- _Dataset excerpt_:
[start]

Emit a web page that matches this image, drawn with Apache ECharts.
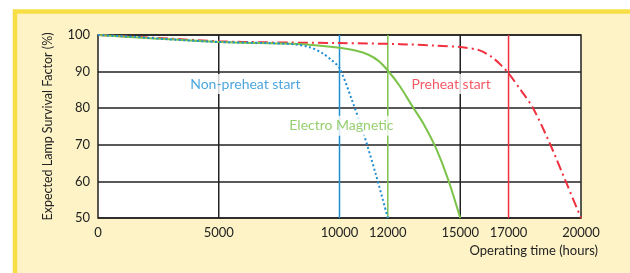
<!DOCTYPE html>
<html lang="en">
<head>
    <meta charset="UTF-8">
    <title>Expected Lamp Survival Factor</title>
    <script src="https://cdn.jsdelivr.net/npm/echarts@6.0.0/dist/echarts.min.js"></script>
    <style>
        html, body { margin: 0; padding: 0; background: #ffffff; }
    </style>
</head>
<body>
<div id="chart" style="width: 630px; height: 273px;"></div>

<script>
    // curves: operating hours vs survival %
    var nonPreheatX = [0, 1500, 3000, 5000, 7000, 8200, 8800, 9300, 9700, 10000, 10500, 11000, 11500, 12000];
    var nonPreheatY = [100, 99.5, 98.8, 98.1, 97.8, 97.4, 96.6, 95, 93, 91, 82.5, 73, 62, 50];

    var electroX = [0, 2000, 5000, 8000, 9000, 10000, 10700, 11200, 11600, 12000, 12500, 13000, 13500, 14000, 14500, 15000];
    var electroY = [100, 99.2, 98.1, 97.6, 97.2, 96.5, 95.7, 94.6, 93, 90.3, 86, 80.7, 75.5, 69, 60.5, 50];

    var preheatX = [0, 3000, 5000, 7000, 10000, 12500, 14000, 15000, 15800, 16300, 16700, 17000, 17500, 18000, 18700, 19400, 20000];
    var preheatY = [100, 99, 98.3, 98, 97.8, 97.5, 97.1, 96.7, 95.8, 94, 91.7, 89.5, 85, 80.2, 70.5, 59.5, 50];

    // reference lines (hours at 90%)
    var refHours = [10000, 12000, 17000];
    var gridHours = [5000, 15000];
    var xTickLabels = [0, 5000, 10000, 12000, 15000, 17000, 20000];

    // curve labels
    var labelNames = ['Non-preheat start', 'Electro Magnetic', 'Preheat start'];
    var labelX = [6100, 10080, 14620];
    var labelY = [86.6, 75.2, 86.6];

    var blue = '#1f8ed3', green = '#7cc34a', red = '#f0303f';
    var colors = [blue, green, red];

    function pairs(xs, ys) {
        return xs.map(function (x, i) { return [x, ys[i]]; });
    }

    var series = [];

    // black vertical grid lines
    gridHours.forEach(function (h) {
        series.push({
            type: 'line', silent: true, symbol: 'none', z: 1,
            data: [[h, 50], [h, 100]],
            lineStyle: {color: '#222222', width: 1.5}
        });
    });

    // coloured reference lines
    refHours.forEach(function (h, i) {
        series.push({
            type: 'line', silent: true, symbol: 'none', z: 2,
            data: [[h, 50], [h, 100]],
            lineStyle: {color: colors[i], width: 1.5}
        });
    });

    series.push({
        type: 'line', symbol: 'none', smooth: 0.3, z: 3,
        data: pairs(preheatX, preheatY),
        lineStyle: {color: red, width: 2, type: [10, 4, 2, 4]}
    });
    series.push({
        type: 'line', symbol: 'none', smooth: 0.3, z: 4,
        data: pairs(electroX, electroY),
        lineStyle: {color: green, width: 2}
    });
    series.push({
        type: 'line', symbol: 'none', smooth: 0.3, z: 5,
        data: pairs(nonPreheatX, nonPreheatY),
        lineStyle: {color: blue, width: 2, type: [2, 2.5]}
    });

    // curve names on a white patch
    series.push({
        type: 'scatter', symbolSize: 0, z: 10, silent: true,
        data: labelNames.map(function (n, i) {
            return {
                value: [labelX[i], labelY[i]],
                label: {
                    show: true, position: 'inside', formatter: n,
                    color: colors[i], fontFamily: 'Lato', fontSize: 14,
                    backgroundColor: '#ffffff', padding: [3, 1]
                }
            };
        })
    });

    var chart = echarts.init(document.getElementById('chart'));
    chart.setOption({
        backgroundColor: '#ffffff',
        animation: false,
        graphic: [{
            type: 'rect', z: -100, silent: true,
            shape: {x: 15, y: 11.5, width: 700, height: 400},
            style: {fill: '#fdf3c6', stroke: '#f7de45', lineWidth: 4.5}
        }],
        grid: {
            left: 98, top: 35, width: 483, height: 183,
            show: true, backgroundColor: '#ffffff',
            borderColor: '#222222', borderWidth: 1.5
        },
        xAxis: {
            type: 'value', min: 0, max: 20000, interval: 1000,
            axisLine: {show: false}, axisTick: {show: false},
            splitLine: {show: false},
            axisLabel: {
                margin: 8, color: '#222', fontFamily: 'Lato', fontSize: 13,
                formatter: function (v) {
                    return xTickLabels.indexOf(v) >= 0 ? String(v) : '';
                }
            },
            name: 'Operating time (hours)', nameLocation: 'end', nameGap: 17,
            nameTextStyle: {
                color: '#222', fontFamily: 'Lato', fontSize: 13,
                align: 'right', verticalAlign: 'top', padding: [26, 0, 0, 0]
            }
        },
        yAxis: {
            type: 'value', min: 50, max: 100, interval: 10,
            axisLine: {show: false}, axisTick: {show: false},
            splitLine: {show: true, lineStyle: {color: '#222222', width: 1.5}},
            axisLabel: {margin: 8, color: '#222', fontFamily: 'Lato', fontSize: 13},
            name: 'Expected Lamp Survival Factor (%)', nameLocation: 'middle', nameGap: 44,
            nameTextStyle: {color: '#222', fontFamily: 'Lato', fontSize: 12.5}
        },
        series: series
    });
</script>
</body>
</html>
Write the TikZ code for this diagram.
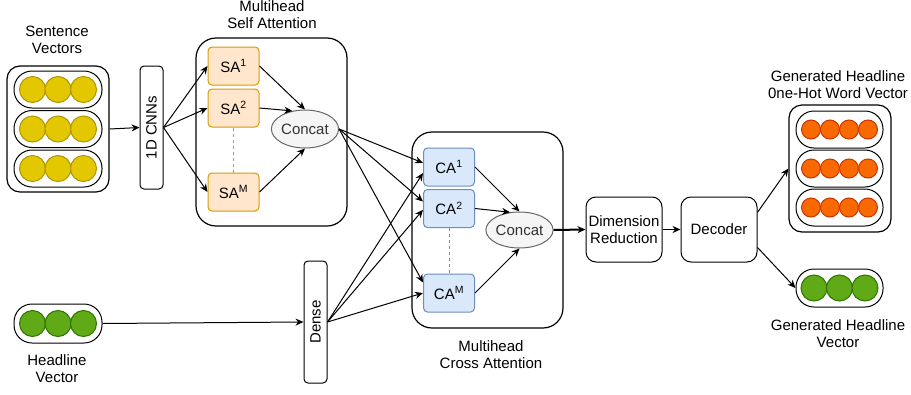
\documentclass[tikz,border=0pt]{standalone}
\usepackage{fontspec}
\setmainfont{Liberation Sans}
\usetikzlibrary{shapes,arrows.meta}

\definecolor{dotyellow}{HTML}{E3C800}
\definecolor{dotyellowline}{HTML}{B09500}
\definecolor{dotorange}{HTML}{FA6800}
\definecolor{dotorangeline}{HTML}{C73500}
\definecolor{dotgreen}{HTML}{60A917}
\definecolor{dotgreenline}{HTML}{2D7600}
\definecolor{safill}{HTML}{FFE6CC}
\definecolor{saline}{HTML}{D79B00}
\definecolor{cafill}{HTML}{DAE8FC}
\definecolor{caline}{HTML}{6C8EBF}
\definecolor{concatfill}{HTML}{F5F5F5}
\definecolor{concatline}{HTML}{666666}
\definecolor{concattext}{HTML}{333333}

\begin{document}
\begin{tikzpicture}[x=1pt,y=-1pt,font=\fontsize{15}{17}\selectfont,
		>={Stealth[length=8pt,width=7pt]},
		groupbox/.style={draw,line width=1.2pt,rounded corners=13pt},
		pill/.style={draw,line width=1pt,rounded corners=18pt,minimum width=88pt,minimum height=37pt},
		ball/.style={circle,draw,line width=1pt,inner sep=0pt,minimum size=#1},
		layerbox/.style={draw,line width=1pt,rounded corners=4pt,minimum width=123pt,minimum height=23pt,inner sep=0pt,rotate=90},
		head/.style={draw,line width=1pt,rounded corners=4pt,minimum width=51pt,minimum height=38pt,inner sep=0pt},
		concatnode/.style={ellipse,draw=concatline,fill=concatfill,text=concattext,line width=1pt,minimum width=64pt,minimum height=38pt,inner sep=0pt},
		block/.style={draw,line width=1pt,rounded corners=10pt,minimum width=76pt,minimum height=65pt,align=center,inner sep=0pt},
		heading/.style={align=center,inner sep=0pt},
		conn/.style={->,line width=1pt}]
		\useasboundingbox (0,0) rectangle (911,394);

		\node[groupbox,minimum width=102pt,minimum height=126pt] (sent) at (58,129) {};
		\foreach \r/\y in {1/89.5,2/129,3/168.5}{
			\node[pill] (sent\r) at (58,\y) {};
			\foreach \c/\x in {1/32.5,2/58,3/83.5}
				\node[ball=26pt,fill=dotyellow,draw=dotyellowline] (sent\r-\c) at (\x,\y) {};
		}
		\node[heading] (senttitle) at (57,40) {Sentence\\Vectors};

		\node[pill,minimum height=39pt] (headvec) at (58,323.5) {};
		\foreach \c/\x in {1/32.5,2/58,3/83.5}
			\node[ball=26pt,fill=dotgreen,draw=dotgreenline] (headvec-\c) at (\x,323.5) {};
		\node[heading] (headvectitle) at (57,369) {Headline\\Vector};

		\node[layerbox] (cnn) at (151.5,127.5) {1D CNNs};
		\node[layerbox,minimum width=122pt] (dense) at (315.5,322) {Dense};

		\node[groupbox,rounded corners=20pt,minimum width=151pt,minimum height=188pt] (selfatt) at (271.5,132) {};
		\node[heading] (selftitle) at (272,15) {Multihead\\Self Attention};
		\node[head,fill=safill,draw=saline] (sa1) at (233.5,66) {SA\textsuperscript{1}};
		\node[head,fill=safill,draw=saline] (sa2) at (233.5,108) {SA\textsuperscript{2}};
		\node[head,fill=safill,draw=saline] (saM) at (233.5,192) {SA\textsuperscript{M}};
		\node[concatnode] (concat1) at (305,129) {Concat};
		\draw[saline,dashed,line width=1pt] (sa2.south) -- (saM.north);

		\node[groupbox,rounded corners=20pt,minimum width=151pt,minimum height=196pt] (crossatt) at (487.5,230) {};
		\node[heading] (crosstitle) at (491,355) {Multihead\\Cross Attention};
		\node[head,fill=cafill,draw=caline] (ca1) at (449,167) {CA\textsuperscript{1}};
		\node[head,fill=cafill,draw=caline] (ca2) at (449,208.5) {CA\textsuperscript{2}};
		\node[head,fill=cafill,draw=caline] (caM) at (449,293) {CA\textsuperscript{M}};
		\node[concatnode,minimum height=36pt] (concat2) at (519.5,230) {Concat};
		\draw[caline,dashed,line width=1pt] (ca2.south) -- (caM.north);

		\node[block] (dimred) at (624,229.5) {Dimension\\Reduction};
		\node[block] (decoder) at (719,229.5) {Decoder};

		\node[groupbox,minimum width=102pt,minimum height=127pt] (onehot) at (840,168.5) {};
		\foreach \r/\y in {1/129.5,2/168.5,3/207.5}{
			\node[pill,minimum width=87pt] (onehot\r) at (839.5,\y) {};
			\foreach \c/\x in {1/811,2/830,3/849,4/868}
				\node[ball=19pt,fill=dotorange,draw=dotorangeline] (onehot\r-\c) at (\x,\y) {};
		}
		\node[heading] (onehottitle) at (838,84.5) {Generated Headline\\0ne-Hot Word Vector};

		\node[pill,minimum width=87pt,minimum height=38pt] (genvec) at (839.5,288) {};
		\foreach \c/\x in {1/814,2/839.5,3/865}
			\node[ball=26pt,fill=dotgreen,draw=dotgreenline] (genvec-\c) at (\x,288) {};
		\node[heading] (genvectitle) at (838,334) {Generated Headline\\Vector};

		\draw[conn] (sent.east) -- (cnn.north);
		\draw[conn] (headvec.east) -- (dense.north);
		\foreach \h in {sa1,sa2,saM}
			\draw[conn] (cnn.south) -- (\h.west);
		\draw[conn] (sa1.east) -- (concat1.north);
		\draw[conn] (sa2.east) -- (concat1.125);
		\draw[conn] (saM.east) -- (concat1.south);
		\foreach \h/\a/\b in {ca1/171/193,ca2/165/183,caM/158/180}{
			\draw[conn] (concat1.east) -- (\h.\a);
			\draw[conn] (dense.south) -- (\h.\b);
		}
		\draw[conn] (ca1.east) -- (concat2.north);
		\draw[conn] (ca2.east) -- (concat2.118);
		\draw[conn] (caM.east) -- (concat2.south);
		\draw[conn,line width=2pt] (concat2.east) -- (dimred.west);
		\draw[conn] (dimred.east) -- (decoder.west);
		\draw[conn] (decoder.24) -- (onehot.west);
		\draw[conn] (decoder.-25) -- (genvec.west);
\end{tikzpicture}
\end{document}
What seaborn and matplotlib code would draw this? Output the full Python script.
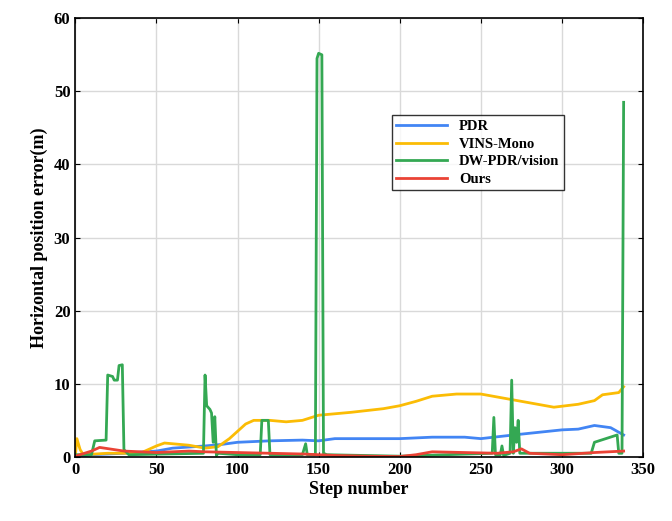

[end]

- _Your task_:
Find every line in the records above that holds the word "this", and copy each one.

- _Correct output_:
Emit a web page that matches this image, drawn with Apache ECharts.
Write the TikZ code for this diagram.
What seaborn and matplotlib code would draw this? Output the full Python script.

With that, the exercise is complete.